Cross-platform attribution integration with Google, TikTok, and other major platforms is in development. Begin unifying your tracking infrastructure across all channels.
Behavioral signal integration beyond standard conversion events. Meta is developing ways to factor in customer lifetime value, retention rates, and engagement patterns directly into campaign optimization.
Your 2025 preparation action items:
- Audit and organize your creative assets into searchable, tagged libraries
- Implement unified conversion tracking across all marketing channels
- Start collecting and organizing customer behavioral data beyond purchases
- Build testing frameworks that can adapt to faster algorithm evolution cycles
The Meta advertising landscape of 2024 rewards adaptability, systematic testing, and trust in algorithmic optimization over manual control. The accounts thriving in this environment aren't necessarily the ones with the biggest budgets—they're the ones that recognized the fundamental shift and adapted their strategies accordingly.

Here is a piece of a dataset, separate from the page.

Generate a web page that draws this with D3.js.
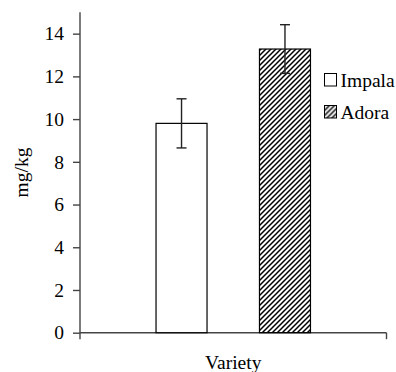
<!DOCTYPE html>
<html>
<head>
<meta charset="utf-8">
<script src="https://cdn.jsdelivr.net/npm/d3@7"></script>
<style>
  body { margin: 0; background: #fff; }
  svg text { font-family: "Liberation Serif", "DejaVu Serif", serif !important; fill: #000; }
</style>
</head>
<body>
<svg id="chart" width="396" height="372"></svg>
<script>
// data
var varieties = ["Impala", "Adora"];
var means = [9.8, 13.28];
var errors = [1.15, 1.14];
var yTicks = [0, 2, 4, 6, 8, 10, 12, 14];

var svg = d3.select("#chart");
var fontSize = 19.5;
var serif = "'Liberation Serif', serif";

var plotLeft = 80, plotRight = 386.5, plotTop = 12.3, plotBottom = 332.7;

// one category ("Variety"), two series inside it
var xScale = d3.scaleBand()
    .domain(varieties)
    .range([plotLeft, plotRight])
    .paddingInner(0.507)
    .paddingOuter(0.735);

var yScale = d3.scaleLinear().domain([0, 15]).range([plotBottom, plotTop]);

// hatch pattern
var defs = svg.append("defs");
defs.append("pattern")
    .attr("id", "hatch")
    .attr("patternUnits", "userSpaceOnUse")
    .attr("width", 5).attr("height", 5)
    .append("path")
    .attr("d", "M-1,1 l2,-2 M0,5 l5,-5 M4,6 l2,-2")
    .attr("stroke", "#000")
    .attr("stroke-width", 1.5);

var fills = { "Impala": "#fff", "Adora": "url(#hatch)" };

// y axis
var yAxis = svg.append("g")
    .attr("transform", "translate(" + plotLeft + ",0)")
    .attr("font-family", serif)
    .call(d3.axisLeft(yScale).tickValues(yTicks).tickSize(7).tickPadding(9).tickSizeOuter(0));
yAxis.attr("font-family", serif);
yAxis.select(".domain").remove();
yAxis.selectAll(".tick line").attr("stroke", "#444").attr("stroke-width", 1.4);
yAxis.selectAll(".tick text")
    .style("font-family", serif)
    .style("font-size", fontSize + "px")
    .attr("fill", "#000");

// axis lines
svg.append("line")
    .attr("x1", plotLeft).attr("x2", plotLeft)
    .attr("y1", yScale(15)).attr("y2", plotBottom + 6.5)
    .attr("stroke", "#444").attr("stroke-width", 1.4);
svg.append("line")
    .attr("x1", plotLeft).attr("x2", plotRight)
    .attr("y1", plotBottom).attr("y2", plotBottom)
    .attr("stroke", "#444").attr("stroke-width", 1.4);
svg.append("line")
    .attr("x1", plotRight).attr("x2", plotRight)
    .attr("y1", plotBottom).attr("y2", plotBottom + 6.5)
    .attr("stroke", "#444").attr("stroke-width", 1.4);

// bars
svg.selectAll(".bar")
    .data(varieties)
    .enter().append("rect")
    .attr("class", "bar")
    .attr("x", function (d) { return xScale(d); })
    .attr("y", function (d, i) { return yScale(means[i]); })
    .attr("width", xScale.bandwidth())
    .attr("height", function (d, i) { return plotBottom - yScale(means[i]); })
    .attr("fill", function (d) { return fills[d]; })
    .attr("stroke", "#000")
    .attr("stroke-width", 1.2);

// error bars
var err = svg.selectAll(".err")
    .data(varieties)
    .enter().append("g")
    .attr("class", "err")
    .attr("stroke", "#222")
    .attr("stroke-width", 1.4);
var cx = function (d) { return xScale(d) + xScale.bandwidth() / 2; };
err.append("line")
    .attr("x1", cx).attr("x2", cx)
    .attr("y1", function (d, i) { return yScale(means[i] + errors[i]); })
    .attr("y2", function (d, i) { return yScale(means[i] - errors[i]); });
[1, -1].forEach(function (s) {
    err.append("line")
        .attr("x1", function (d) { return cx(d) - 5; })
        .attr("x2", function (d) { return cx(d) + 5; })
        .attr("y1", function (d, i) { return yScale(means[i] + s * errors[i]); })
        .attr("y2", function (d, i) { return yScale(means[i] + s * errors[i]); });
});

// axis titles
svg.append("text")
    .attr("transform", "translate(28," + ((plotTop + plotBottom) / 2) + ") rotate(-90)")
    .attr("text-anchor", "middle")
    .style("font-family", serif)
    .style("font-size", fontSize + "px")
    .text("mg/kg");
svg.append("text")
    .attr("x", (plotLeft + plotRight) / 2)
    .attr("y", 369)
    .attr("text-anchor", "middle")
    .style("font-family", serif)
    .style("font-size", fontSize + "px")
    .text("Variety");

// legend
var legend = svg.selectAll(".legend")
    .data(varieties)
    .enter().append("g")
    .attr("class", "legend")
    .attr("transform", function (d, i) { return "translate(324.5," + (73.5 + i * 32) + ")"; });
legend.append("rect")
    .attr("width", 12).attr("height", 12.5)
    .attr("fill", function (d) { return fills[d]; })
    .attr("stroke", "#000")
    .attr("stroke-width", 1);
legend.append("text")
    .attr("x", 16)
    .attr("y", 13)
    .style("font-family", serif)
    .style("font-size", fontSize + "px")
    .text(function (d) { return d; });
</script>
</body>
</html>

Stop fighting the algorithm's evolution. Start leveraging it. Your competitors who cling to 2022 tactics are essentially funding your customer acquisition advantage.
The opportunity window for implementing these strategies is closing fast. As more advertisers adapt to the new Meta reality, the performance gaps will narrow. The time to act isn't when everyone else figures it out—it's now, while you can still capitalize on the competitive advantage these approaches provide.